#### [Task instructions]
Pick every line with "this" from the material below.

## Start

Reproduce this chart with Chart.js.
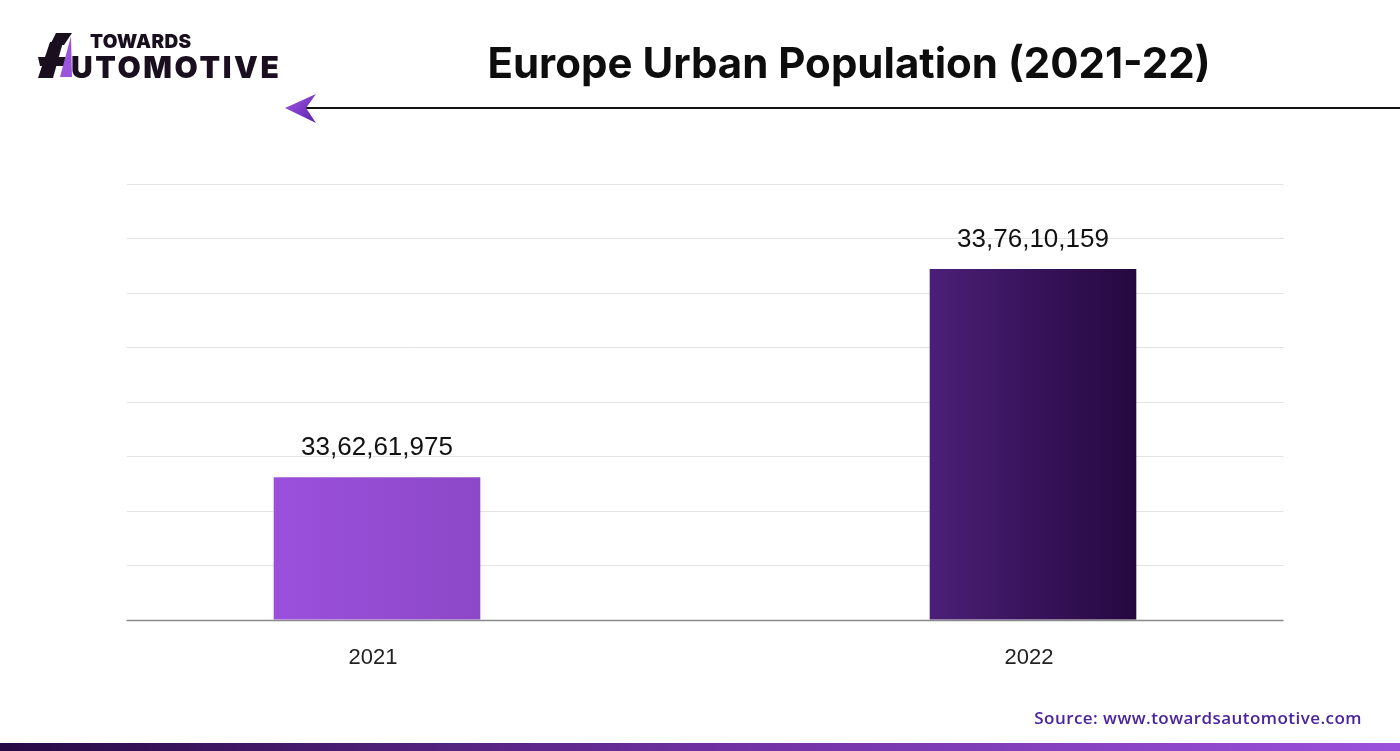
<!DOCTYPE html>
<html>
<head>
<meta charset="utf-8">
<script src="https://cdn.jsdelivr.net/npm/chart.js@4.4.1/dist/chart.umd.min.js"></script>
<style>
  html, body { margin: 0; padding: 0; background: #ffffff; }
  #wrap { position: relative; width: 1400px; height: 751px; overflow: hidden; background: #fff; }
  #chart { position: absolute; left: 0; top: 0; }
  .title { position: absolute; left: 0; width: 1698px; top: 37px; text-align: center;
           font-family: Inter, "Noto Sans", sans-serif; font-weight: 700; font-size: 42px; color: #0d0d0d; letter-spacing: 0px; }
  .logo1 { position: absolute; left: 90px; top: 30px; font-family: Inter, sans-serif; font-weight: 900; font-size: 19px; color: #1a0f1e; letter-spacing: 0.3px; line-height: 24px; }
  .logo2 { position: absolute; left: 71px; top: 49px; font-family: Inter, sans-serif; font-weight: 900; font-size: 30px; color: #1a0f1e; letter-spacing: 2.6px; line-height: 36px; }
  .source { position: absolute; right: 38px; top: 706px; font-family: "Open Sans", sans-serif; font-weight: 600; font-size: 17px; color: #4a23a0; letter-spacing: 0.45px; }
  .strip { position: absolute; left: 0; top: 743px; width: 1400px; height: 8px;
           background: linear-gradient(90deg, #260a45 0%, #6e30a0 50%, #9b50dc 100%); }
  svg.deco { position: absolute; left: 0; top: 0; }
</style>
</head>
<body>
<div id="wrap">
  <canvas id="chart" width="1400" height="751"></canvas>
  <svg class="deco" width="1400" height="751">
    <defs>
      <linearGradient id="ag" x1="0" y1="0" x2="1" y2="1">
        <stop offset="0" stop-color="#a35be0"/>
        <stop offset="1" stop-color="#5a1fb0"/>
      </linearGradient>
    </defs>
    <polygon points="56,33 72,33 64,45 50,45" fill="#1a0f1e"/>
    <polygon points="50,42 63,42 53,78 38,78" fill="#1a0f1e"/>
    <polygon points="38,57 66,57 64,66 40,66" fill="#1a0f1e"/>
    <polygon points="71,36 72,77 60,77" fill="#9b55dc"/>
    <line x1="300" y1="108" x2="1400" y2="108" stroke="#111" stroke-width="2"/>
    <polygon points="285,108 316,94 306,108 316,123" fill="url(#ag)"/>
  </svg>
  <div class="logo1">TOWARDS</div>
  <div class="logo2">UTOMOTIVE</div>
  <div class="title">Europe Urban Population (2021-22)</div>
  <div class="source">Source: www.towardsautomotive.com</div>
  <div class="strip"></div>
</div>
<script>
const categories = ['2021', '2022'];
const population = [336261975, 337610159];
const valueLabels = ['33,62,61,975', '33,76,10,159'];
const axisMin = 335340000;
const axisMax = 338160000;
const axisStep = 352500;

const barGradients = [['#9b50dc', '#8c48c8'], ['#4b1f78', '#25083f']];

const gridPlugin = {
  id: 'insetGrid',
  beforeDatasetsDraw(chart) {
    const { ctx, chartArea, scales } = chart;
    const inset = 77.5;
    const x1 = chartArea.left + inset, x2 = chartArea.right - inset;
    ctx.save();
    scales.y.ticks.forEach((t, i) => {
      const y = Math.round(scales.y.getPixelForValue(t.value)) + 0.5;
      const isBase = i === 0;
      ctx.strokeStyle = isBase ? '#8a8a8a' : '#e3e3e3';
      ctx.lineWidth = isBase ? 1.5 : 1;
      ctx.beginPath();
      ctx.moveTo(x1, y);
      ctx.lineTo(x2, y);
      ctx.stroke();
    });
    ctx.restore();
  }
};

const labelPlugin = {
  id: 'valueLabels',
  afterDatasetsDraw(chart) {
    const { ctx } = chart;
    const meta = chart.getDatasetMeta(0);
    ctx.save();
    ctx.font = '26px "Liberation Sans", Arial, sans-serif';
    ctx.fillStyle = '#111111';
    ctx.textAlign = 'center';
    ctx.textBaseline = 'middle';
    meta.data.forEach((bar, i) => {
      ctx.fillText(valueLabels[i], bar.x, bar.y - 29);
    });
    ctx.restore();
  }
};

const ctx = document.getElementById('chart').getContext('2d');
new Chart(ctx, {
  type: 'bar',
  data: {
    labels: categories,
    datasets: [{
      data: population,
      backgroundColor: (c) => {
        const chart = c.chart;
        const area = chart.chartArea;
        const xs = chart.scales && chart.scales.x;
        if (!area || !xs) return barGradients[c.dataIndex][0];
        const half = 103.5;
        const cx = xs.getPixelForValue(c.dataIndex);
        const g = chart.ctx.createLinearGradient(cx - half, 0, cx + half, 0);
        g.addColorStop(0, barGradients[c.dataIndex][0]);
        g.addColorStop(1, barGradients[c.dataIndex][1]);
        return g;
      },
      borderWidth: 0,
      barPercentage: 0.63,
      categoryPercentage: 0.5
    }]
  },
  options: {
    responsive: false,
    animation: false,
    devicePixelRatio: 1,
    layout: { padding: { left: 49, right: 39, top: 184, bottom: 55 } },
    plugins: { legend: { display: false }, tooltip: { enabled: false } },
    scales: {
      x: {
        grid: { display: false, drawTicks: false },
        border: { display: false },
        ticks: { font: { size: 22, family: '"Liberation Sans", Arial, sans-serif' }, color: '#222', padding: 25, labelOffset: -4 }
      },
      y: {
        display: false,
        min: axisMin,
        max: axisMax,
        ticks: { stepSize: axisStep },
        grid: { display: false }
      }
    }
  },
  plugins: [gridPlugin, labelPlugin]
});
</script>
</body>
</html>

## End
## Start

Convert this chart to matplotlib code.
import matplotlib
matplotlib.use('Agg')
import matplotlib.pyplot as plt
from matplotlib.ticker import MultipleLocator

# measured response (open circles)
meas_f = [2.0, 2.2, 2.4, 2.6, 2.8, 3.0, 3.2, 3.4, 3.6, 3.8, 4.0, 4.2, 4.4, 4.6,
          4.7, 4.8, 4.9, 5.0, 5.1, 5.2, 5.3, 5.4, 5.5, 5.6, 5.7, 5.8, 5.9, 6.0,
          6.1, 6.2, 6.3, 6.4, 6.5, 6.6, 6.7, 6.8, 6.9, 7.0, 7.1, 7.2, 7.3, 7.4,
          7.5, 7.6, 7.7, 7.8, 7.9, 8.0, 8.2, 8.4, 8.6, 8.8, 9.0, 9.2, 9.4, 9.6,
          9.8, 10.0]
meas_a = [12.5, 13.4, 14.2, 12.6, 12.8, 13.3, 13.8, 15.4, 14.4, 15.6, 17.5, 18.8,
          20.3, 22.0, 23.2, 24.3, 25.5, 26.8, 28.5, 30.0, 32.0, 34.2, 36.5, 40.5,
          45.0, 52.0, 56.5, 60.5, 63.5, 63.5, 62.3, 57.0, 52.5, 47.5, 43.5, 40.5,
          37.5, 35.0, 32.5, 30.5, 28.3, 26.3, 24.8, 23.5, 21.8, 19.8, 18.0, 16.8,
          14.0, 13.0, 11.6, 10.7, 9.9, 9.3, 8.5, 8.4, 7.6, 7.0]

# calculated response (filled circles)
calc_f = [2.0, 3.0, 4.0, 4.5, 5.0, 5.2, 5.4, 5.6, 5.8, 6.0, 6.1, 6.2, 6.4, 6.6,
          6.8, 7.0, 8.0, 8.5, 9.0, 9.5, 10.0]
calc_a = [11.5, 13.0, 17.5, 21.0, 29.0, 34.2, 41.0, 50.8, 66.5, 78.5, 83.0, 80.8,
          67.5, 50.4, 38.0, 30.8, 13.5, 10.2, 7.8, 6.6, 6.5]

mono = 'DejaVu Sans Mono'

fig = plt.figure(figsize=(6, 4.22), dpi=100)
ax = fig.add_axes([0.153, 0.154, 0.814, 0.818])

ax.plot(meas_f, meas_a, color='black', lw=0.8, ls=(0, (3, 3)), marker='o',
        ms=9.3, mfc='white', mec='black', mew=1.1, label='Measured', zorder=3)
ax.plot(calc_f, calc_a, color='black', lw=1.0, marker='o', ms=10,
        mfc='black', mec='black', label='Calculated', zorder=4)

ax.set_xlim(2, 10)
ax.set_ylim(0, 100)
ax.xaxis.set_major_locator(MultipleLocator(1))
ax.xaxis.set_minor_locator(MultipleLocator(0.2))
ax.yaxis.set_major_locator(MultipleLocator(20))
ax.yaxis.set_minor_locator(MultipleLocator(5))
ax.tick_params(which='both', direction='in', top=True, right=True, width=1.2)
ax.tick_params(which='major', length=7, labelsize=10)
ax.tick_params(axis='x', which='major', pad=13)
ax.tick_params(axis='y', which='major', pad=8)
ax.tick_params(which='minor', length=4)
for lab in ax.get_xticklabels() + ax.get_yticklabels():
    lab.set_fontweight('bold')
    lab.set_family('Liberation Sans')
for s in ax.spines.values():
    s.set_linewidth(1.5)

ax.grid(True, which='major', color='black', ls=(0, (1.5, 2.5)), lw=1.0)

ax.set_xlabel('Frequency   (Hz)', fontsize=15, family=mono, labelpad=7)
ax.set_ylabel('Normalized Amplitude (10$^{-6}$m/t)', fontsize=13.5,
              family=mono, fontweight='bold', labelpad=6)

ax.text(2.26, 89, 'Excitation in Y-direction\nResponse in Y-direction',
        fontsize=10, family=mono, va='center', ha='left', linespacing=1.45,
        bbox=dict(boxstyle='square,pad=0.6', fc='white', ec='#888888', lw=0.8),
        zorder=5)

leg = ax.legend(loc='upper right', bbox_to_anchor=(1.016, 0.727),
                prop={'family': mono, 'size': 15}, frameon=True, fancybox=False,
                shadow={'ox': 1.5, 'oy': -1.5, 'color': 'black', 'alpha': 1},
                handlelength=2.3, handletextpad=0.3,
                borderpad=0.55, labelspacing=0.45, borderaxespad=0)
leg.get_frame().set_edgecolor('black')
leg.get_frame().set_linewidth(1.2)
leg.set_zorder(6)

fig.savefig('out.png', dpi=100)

## End

#### [Worked answer]
Reproduce this chart with Chart.js.
Convert this chart to matplotlib code.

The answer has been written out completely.